Problem description: Everything from the first line down to the line containing "const yAxisName = 'Frequência Média';" is to be retyped exactly, both ends included, with pictures left out.

⟨

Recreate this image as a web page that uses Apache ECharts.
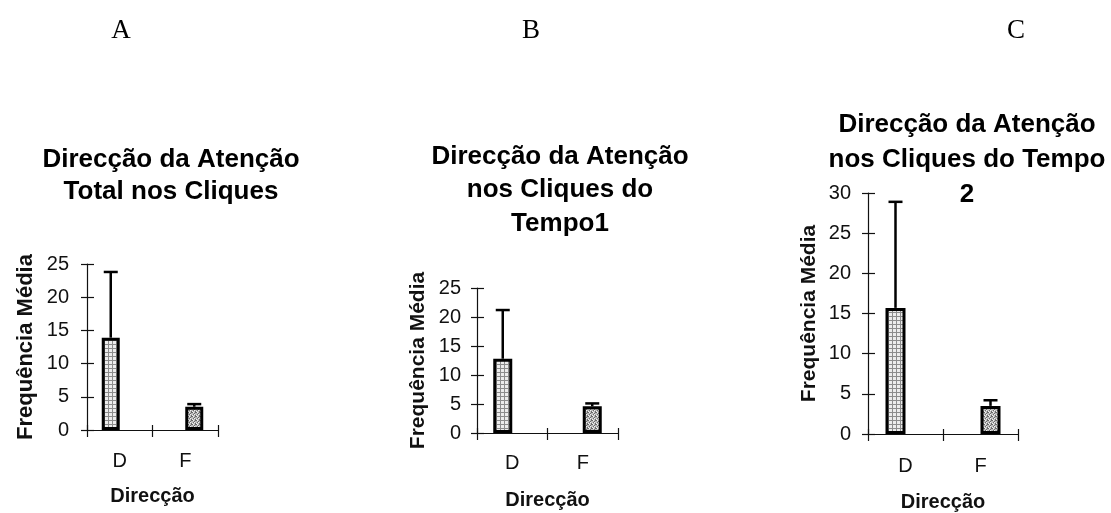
<!DOCTYPE html>
<html><head><meta charset="utf-8">
<script src="https://cdn.jsdelivr.net/npm/echarts@6/dist/echarts.min.js"></script>
<style>html,body{margin:0;padding:0;background:#fff}#c{width:1111px;height:513px}</style>
</head><body><div id="c"></div>
<script>
// ---------- data ----------
const categories = ['D', 'F'];
const panelLetters = ['A', 'B', 'C'];
const panelTitles = [
  'Direcção da Atenção\nTotal nos Cliques',
  'Direcção da Atenção\nnos Cliques do\nTempo1',
  'Direcção da Atenção\nnos Cliques do Tempo\n2'
];
const meansA = [13.9, 3.5];
const errTopA = [23.8, 3.9];
const meansB = [12.8, 4.6];
const errTopB = [21.2, 5.1];
const meansC = [15.7, 3.5];
const errTopC = [28.9, 4.2];
const yMaxes = [25, 25, 30];
const yInterval = 5;
const xAxisName = 'Direcção';
const yAxisName = 'Frequência Média';

// ---------- layout / style ----------
const FONT = 'Liberation Sans, Arial, sans-serif';
const layout = [
  {grid:{left:87, top:264, width:131, height:166}, titleX:166, titleTop:139, lh:32, tfs:26, lfs:20, bw:18, yNameGap:50, xNameGap:56, xLblMargin:21, yLblMargin:18, nfs:22, xfs:20},
  {grid:{left:477, top:288, width:141, height:145}, titleX:555, titleTop:135, lh:33.5, tfs:26, lfs:20, bw:19, yNameGap:48, xNameGap:57, xLblMargin:20, yLblMargin:16, nfs:21, xfs:20},
  {grid:{left:868, top:193, width:150, height:241}, titleX:962, titleTop:102, lh:35, tfs:26, lfs:20, bw:20, yNameGap:48, xNameGap:58, xLblMargin:22, yLblMargin:17, nfs:21, xfs:20}
];
const letterX = [116, 526, 1011];

function makePattern(kind){
  const c = document.createElement('canvas');
  c.width = 4; c.height = 4;
  const g = c.getContext('2d');
  if (kind === 0) {
    g.fillStyle = '#ececec'; g.fillRect(0,0,4,4);
    g.fillStyle = '#8c8c8c';
    g.fillRect(0,0,4,1); g.fillRect(0,0,1,4);
  } else {
    g.fillStyle = '#bdbdbd'; g.fillRect(0,0,4,4);
    g.fillStyle = '#6a6a6a';
    [[0,0],[2,1],[1,2],[3,3],[3,0]].forEach(p=>g.fillRect(p[0],p[1],1,1));
    g.fillStyle = '#f2f2f2';
    [[1,0],[0,3],[2,2]].forEach(p=>g.fillRect(p[0],p[1],1,1));
  }
  return {image: c, repeat: 'repeat'};
}
const patD = makePattern(0), patF = makePattern(1);

function errRender(bw){
  return function(params, api){
    const idx = api.value(0);
    const base = api.coord([idx, api.value(1)]);
    const top = api.coord([idx, api.value(2)]);
    const x = base[0] + (idx === 0 ? -1 : 1) * bw / 2;
    const cap = 7;
    return {type:'group', children:[
      {type:'line', shape:{x1:x, y1:base[1], x2:x, y2:top[1]}, style:{stroke:'#000', lineWidth:2.5}},
      {type:'line', shape:{x1:x-cap, y1:top[1], x2:x+cap, y2:top[1]}, style:{stroke:'#000', lineWidth:2.5}}
    ]};
  };
}

const meansAll = [meansA, meansB, meansC];
const errAll = [errTopA, errTopB, errTopC];

const option = {
  backgroundColor:'#fff', animation:false,
  title:[], grid:[], xAxis:[], yAxis:[], series:[]
};

panelLetters.forEach((L, i) => {
  option.title.push({text:L, left:letterX[i], top:12, textAlign:'center',
    textStyle:{fontFamily:'Liberation Serif, Times New Roman, serif', fontSize:27, fontWeight:'normal', color:'#000'}});
});

layout.forEach((ly, i) => {
  option.title.push({text:panelTitles[i], left:ly.titleX, top:ly.titleTop, textAlign:'center',
    textStyle:{fontFamily:FONT, fontSize:ly.tfs, fontWeight:'bold', color:'#000', lineHeight:ly.lh}});
  option.grid.push(Object.assign({containLabel:false}, ly.grid));
  const lineStyle = {color:'#111', width:1.2};
  option.xAxis.push({type:'category', gridIndex:i, data:categories, position:'bottom',
    axisLine:{show:true, lineStyle}, axisTick:{show:true, length:7, lineStyle},
    axisLabel:{color:'#111', fontFamily:FONT, fontSize:ly.xfs, margin:ly.xLblMargin},
    name:xAxisName, nameLocation:'middle', nameGap:ly.xNameGap,
    nameTextStyle:{fontFamily:FONT, fontSize:20, fontWeight:'bold', color:'#111'},
    splitLine:{show:false}});
  option.xAxis.push({type:'category', gridIndex:i, data:categories, position:'bottom',
    axisLine:{show:false}, axisTick:{show:true, inside:true, length:5, lineStyle},
    axisLabel:{show:false}, splitLine:{show:false}});
  option.yAxis.push({type:'value', gridIndex:i, min:0, max:yMaxes[i], interval:yInterval, position:'left',
    axisLine:{show:true, lineStyle}, axisTick:{show:true, length:6, lineStyle},
    axisLabel:{color:'#111', fontFamily:FONT, fontSize:ly.lfs, margin:ly.yLblMargin},
    name:yAxisName, nameLocation:'middle', nameGap:ly.yNameGap, nameRotate:90,
    nameTextStyle:{fontFamily:FONT, fontSize:ly.nfs, fontWeight:'bold', color:'#111'},
    splitLine:{show:false}});
  option.yAxis.push({type:'value', gridIndex:i, min:0, max:yMaxes[i], interval:yInterval, position:'left',
    axisLine:{show:false}, axisTick:{show:true, inside:true, length:7, lineStyle},
    axisLabel:{show:false}, splitLine:{show:false}});
  const m = meansAll[i], e = errAll[i];
  const bar = (k, pat) => ({type:'bar', xAxisIndex:2*i, yAxisIndex:2*i, barWidth:ly.bw, barGap:'0%',
    data:m.map((v, j) => j === k ? v : '-'),
    itemStyle:{color:pat, borderColor:'#000', borderWidth:3}, z:2});
  option.series.push(bar(0, patD), bar(1, patF));
  option.series.push({type:'custom', xAxisIndex:2*i, yAxisIndex:2*i, z:3,
    renderItem:errRender(ly.bw), data:m.map((v, j) => [j, v, e[j]])});
});

const chart = echarts.init(document.getElementById('c'), null, {renderer:'canvas'});
chart.setOption(option);
</script></body></html>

⟩

Final result:
Recreate this image as a web page that uses Apache ECharts.
<!DOCTYPE html>
<html><head><meta charset="utf-8">
<script src="https://cdn.jsdelivr.net/npm/echarts@6/dist/echarts.min.js"></script>
<style>html,body{margin:0;padding:0;background:#fff}#c{width:1111px;height:513px}</style>
</head><body><div id="c"></div>
<script>
// ---------- data ----------
const categories = ['D', 'F'];
const panelLetters = ['A', 'B', 'C'];
const panelTitles = [
  'Direcção da Atenção\nTotal nos Cliques',
  'Direcção da Atenção\nnos Cliques do\nTempo1',
  'Direcção da Atenção\nnos Cliques do Tempo\n2'
];
const meansA = [13.9, 3.5];
const errTopA = [23.8, 3.9];
const meansB = [12.8, 4.6];
const errTopB = [21.2, 5.1];
const meansC = [15.7, 3.5];
const errTopC = [28.9, 4.2];
const yMaxes = [25, 25, 30];
const yInterval = 5;
const xAxisName = 'Direcção';
const yAxisName = 'Frequência Média';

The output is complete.